From "Witchcraft" (allow me the abbreviation) to "Blood on the Snow" is a bit like going from "The Conjuring" to "Little House on the Prairie." Certainly, those years haunted by the Manson family, the cult of the individual above all else, the ostentation of a satanism with a tangy grand guignol flavor were harbingers of great censorship. The axe of which must have inevitably fallen heavily on Coven and their foresight into an entire world. The gesture of the horns, the rites for Lucifer, the naked and bloodied woman, the inverted crosses, photo sets that Steve Sylvester surely admired, and the list goes on. And what comes out of it? A demon player on the cover, lyrics that are somewhat suggestive and somewhat not, and music that really, folks, really doesn't seem to be generated by the same band that had previously recorded a black mass on vinyl in their preceding album.
What remains here of the proto-doom, the occult rock, that hint of malicious psychdelia, of those orgiastic ritual sermons? Jinx’s voice, certainly. And then? Then the rest sounds like a perfect operetta for framing sweet memories, a Mormon ethic, a composed sense of fun. The feeling is of being in a bedroom wrapped in perfect '60s floral wallpaper (even though it's 1974), with a beautiful white wardrobe. It seems like the room of a well-mannered and delicate girl. But if you open the wardrobe, there’s Satan inside. No one mentions this about the album, and maybe it's just my suggestion. But "Blood on the Snow" is like appearances. Those appearances constructed on solid foundations of lies, and this is probably very diabolical. It's an album that sounds happy and content, with excellent pop rock music. It seems at times to border on banality in some passages, but when listened to closely, it’s not so. To me, listening to it with eyes closed unlocks the doors of an Allan Poe-like nightmare. "Blood on the Snow" is that family that goes to church on Sunday, admired by all, but within the four walls of the domestic hell shows its worst side. A seductive beauty at first glance for its simplicity, which harbors within itself the most macabre elements.
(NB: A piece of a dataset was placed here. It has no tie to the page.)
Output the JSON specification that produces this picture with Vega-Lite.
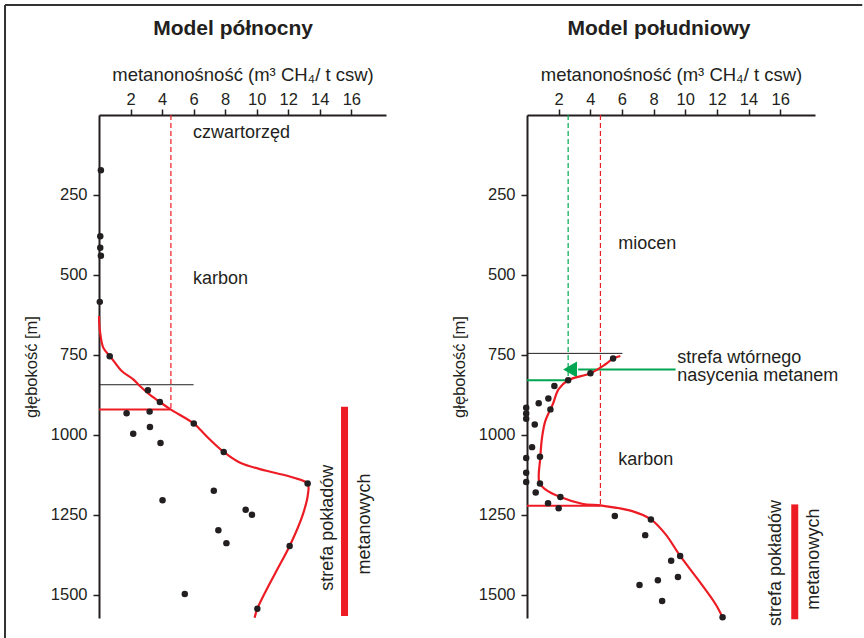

An evolution of the evil nestled within a record that perhaps wants to unleash more than the first. That "Witchcraft" which had unabashedly displayed the worship of the devil so theatrically that it could seem farcical. "Blood on the Snow" is a horror film where you never see the evil, but you always perceive it. And for this reason, in my opinion, it's an album worth listening to. Or maybe not, perhaps better not.